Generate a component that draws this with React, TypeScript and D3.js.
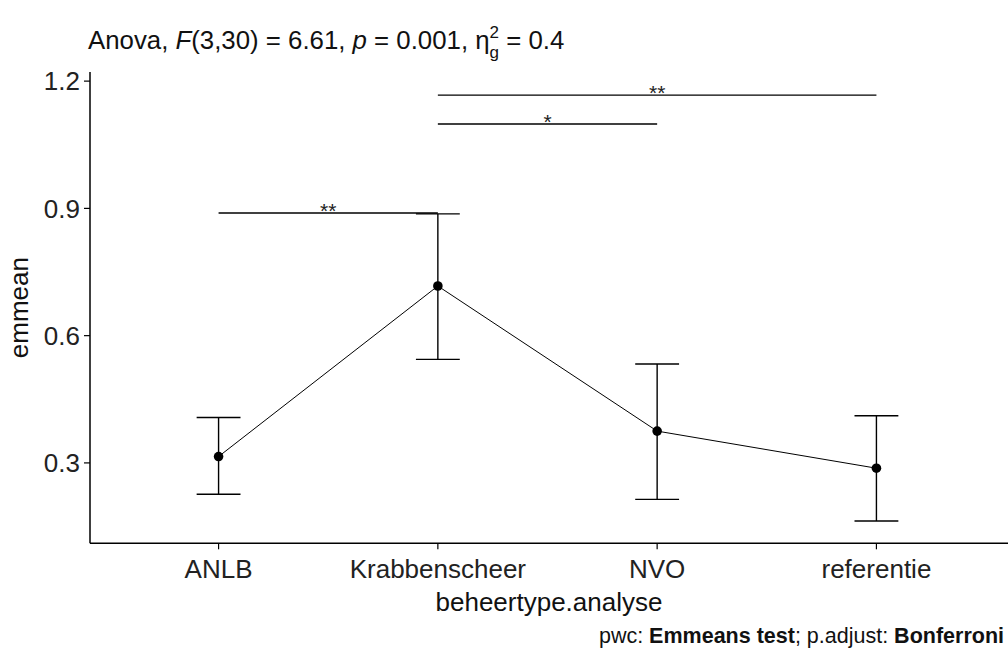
import React from "react";
import * as d3 from "d3";

const categories = ["ANLB", "Krabbenscheer", "NVO", "referentie"];
const means = [0.315, 0.717, 0.375, 0.2875];
const lower = [0.226, 0.544, 0.214, 0.163];
const upper = [0.407, 0.887, 0.533, 0.411];
const yTicks = [0.3, 0.6, 0.9, 1.2];
const compFrom = ["ANLB", "Krabbenscheer", "Krabbenscheer"];
const compTo = ["Krabbenscheer", "NVO", "referentie"];
const compY = [0.889, 1.099, 1.167];
const compLabel = ["**", "*", "**"];

const W = 1008;
const H = 653;
const FONT = "'Liberation Sans', Arial, sans-serif";

export default function App() {
  const left = 90;
  const right = 1008;
  const top = 72;
  const bottom = 543.3;

  const x = d3.scalePoint<string>().domain(categories).range([87, 1008]).padding(0.6);
  const y = d3.scaleLinear().domain([0.1105, 1.2215]).range([bottom, top]);
  const step = x.step();
  const capHalf = step * 0.1;

  const line = d3
    .line<number>()
    .x((_, i) => x(categories[i]) as number)
    .y((d) => y(d));

  return (
    <svg
      width={W}
      height={H}
      style={{ display: "block", background: "#fff", position: "fixed", left: 0, top: 0 }}
      fontFamily={FONT}
    >
      {/* Title */}
      <text x={88} y={49} fontSize={25.8} fill="#111">
        <tspan>Anova, </tspan>
        <tspan fontStyle="italic">F</tspan>
        <tspan>(3,30) = 6.61, </tspan>
        <tspan fontStyle="italic">p</tspan>
        <tspan> = 0.001, η</tspan>
        <tspan fontSize={17} dy={-11}>2</tspan>
        <tspan fontSize={17} dx={-9.5} dy={20}>g</tspan>
        <tspan dy={-9}> = 0.4</tspan>
      </text>

      {/* Axes */}
      <line x1={left} x2={left} y1={top} y2={bottom} stroke="#000" strokeWidth={1.5} />
      <line x1={left} x2={right} y1={bottom} y2={bottom} stroke="#000" strokeWidth={1.5} />

      {yTicks.map((t) => (
        <g key={t}>
          <line x1={left - 6} x2={left} y1={y(t)} y2={y(t)} stroke="#000" strokeWidth={1.2} />
          <text x={left - 10} y={y(t)} dy="0.36em" textAnchor="end" fontSize={26} fill="#222">
            {t.toFixed(1)}
          </text>
        </g>
      ))}

      {categories.map((c) => (
        <g key={c}>
          <line x1={x(c)} x2={x(c)} y1={bottom} y2={bottom + 6} stroke="#000" strokeWidth={1.2} />
          <text x={x(c)} y={578} textAnchor="middle" fontSize={26} fill="#222">
            {c}
          </text>
        </g>
      ))}

      <text x={(left + right) / 2} y={611} textAnchor="middle" fontSize={26} fill="#111">
        beheertype.analyse
      </text>
      <text
        transform={`translate(28, ${(top + bottom) / 2}) rotate(-90)`}
        textAnchor="middle"
        fontSize={26}
        fill="#111"
      >
        emmean
      </text>

      {/* Connecting line */}
      <path d={line(means) as string} fill="none" stroke="#000" strokeWidth={1} />

      {/* Error bars */}
      {categories.map((c, i) => {
        const cx = x(c) as number;
        return (
          <g key={c} stroke="#000" strokeWidth={1.4}>
            <line x1={cx} x2={cx} y1={y(lower[i])} y2={y(upper[i])} />
            <line x1={cx - capHalf} x2={cx + capHalf} y1={y(lower[i])} y2={y(lower[i])} />
            <line x1={cx - capHalf} x2={cx + capHalf} y1={y(upper[i])} y2={y(upper[i])} />
          </g>
        );
      })}

      {/* Points */}
      {categories.map((c, i) => (
        <circle key={c} cx={x(c)} cy={y(means[i])} r={4.8} fill="#000" />
      ))}

      {/* Significance brackets */}
      {compFrom.map((f, i) => {
        const x1 = x(f) as number;
        const x2 = x(compTo[i]) as number;
        const yy = y(compY[i]);
        return (
          <g key={i}>
            <line x1={x1} x2={x2} y1={yy} y2={yy} stroke="#000" strokeWidth={1.4} />
            <text x={(x1 + x2) / 2} y={yy + 5} textAnchor="middle" fontSize={21} fill="#222">
              {compLabel[i]}
            </text>
          </g>
        );
      })}

      {/* Caption */}
      <text x={1004} y={643} textAnchor="end" fontSize={21.5} fill="#111">
        <tspan>pwc: </tspan>
        <tspan fontWeight="bold">Emmeans test</tspan>
        <tspan>; p.adjust: </tspan>
        <tspan fontWeight="bold">Bonferroni</tspan>
      </text>
    </svg>
  );
}
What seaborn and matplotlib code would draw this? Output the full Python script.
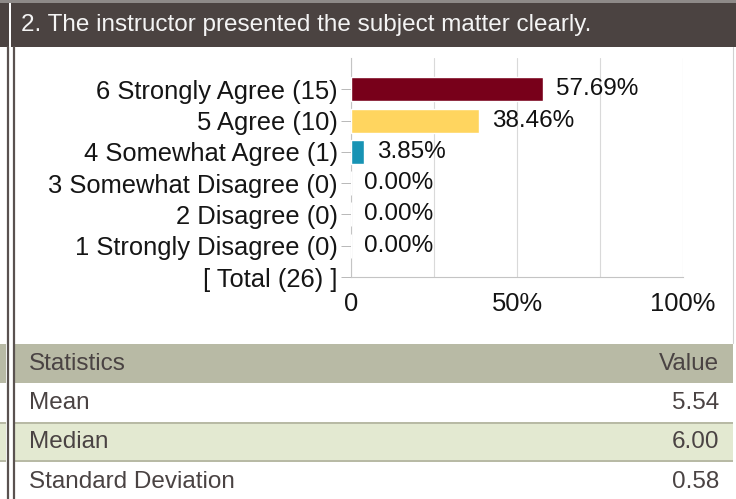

• **Requirement**: In the listing above, find the lines holding the word "this" and copy them.

• **Completed task**:
Generate a component that draws this with React, TypeScript and D3.js.
What seaborn and matplotlib code would draw this? Output the full Python script.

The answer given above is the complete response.